OK … first a bit of background for the non UK based folks.
One of the primary radio stations in the UK is BBC Radio 4, the output includes news, drama, comedy, science and history, no music, all mostly talk, and no shock-jocks or one-sided political PR, all very serious stuff. They have a scripted slot on the Today programme on BBC Radio 4 offering (as they describe it) “reflections from a faith perspective on issues and people in the news” … basically its their “God Slot” and lasts about 2-3 minutes with some religious notable prattling out about anything and everything … no specific faith gets preference … the only exclusion is non-believers.
Well, today, a couple of hours ago, they had the Pope on … least you be confused, that’s the chap who wears a funny hat and comes out with some truly bizarre things these days, all mostly driven by his non-evidence based beliefs.
Richard Dawkins was invited to listen by the Guardian and then write his thoughts in an article … and of course Richard had nothing but praise … (er no, not quite … what he [Richard] actually wrote is well worth reading [as is everything else he ever wrote]) … here is how he starts …

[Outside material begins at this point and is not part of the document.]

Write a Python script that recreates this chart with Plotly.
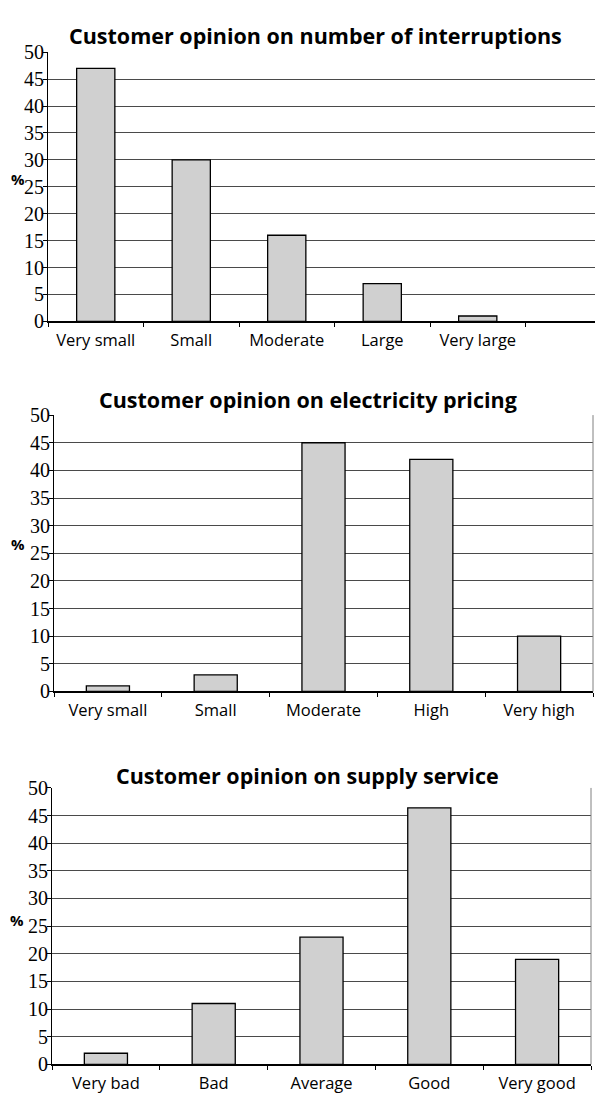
import plotly.graph_objects as go

W, H = 595, 1106

# ---- data ----
titles = [
    "Customer opinion on number of interruptions",
    "Customer opinion on electricity pricing",
    "Customer opinion on supply service",
]
cats1 = ["Very small", "Small", "Moderate", "Large", "Very large"]
vals1 = [47, 30, 16, 7, 1]
cats2 = ["Very small", "Small", "Moderate", "High", "Very high"]
vals2 = [1, 3, 45, 42, 10]
cats3 = ["Very bad", "Bad", "Average", "Good", "Very good"]
vals3 = [2, 11, 23, 46.4, 19]
y_ticks = [0, 5, 10, 15, 20, 25, 30, 35, 40, 45, 50]

# pixel boxes: (left, right, top, bottom)
boxes = [(48, 595, 42, 316.7), (54, 593, 412.3, 694.3), (52, 591, 792.7, 1074.7)]
xranges = [[-0.5, -0.5 + 547 / 95.5], [-0.5, 4.5], [-0.5, 4.5]]
title_pos = [(315, 25), (308, 396), (307, 780)]
pct_pos = [(18, 171), (18, 544), (17, 927)]
right_border = [False, True, True]

fig = go.Figure()
data = [(cats1, vals1), (cats2, vals2), (cats3, vals3)]
layout = dict(
    width=W, height=H, margin=dict(l=0, r=0, t=0, b=0),
    paper_bgcolor="white", plot_bgcolor="white", showlegend=False,
    bargap=0.6, annotations=[], shapes=[],
)
for i, ((cats, vals), (l, r, t, b)) in enumerate(zip(data, boxes)):
    n = "" if i == 0 else str(i + 1)
    fig.add_trace(go.Bar(
        x=cats, y=vals, xaxis="x" + n, yaxis="y" + n,
        marker=dict(color="#d0d0d0", line=dict(color="black", width=1.3)),
    ))
    layout["xaxis" + n] = dict(
        domain=[l / W, r / W], anchor="y" + n, range=xranges[i],
        type="category", showgrid=False, showline=True, linecolor="black", linewidth=1.5,
        ticks="outside", tickson="boundaries", ticklen=4, tickcolor="black",
        ticklabelstandoff=3,
        tickfont=dict(family="Open Sans", size=16.5, color="black"),
        zeroline=False, fixedrange=True,
    )
    layout["yaxis" + n] = dict(
        domain=[1 - b / H, 1 - t / H], anchor="x" + n, range=[0, 50],
        tickvals=y_ticks, showgrid=True, gridcolor="#4a4a4a", gridwidth=1,
        showline=True, linecolor="black", linewidth=1,
        ticks="outside", ticklen=4, tickcolor="black", ticklabelstandoff=-5,
        tickfont=dict(family="Liberation Serif", size=20, color="black"),
        zeroline=False, fixedrange=True,
    )
    tx, ty = title_pos[i]
    layout["annotations"].append(dict(
        text="<b>" + titles[i] + "</b>", x=tx / W, y=1 - ty / H, xref="paper", yref="paper",
        xanchor="center", yanchor="middle", showarrow=False,
        font=dict(family="Open Sans", size=21.5, color="black"),
    ))
    px_, py_ = pct_pos[i]
    layout["annotations"].append(dict(
        text="<b>%</b>", x=px_ / W, y=1 - py_ / H, xref="paper", yref="paper",
        xanchor="center", yanchor="middle", showarrow=False,
        font=dict(family="Open Sans", size=15, color="black"),
    ))
    if right_border[i]:
        layout["shapes"].append(dict(
            type="line", xref="x" + n + " domain", yref="y" + n + " domain",
            x0=1, x1=1, y0=0, y1=1, line=dict(color="#808080", width=1),
        ))

fig.update_layout(**layout)
fig.write_html("out.html")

Was it for this that I broke the habit of years and accepted the Guardian’s invitation to listen to Thought for the Day? Was it for this that the BBC, including the director general himself, no less, spent months negotiating with the Vatican? What on earth were they negotiating about, if all that emerged was the damp, faltering squib we have just strained our ears to hear?
And what was the Pope’s message … an apology for what has happened perhaps, or a promise to reform? Nope, just a declaration that you are evil and wicked, and can only ever become good if you join up. Here is how Richard describes it …
which was the centrepiece of what Ratzinger actually did say in his Thought for the Day.
“Christ destroyed death forever and restored life by means of his shameful death on the Cross.”
…
Adam (who never existed) bequeathed his “sin” in his bodily semen (charming notion) to all of humanity. That sin, with which every newborn baby is hideously stained (another charming notion), was so terrible that it could be forgiven only through the blood sacrifice of a scapegoat. But no ordinary scapegoat would do. The sin of humanity was so great that the only adequate sacrificial victim was God himself.That’s right. The creator of the universe, sublime inventor of mathematics, of relativistic space-time, of quarks and quanta, of life itself, Almighty God, who reads our every thought and hears our every prayer, omniscient, omnipotent, omnipresent God couldn’t think of a better way to forgive us than to have himself tortured and executed. For heaven’s sake, if he wanted to forgive us, why didn’t he just forgive us? Who, after all, needed to be impressed by the blood and the agony? Nobody but himself.
What is truly strange here is that most believers more or less accept this bizarre belief without really questioning it.
To read Richards article (and all the Guardian reader comments that the article generated), click here.
As you might expect, some Guardian readers just don’t get it and suggest that, because he pointed out the stark reality, he is not showing goodwill.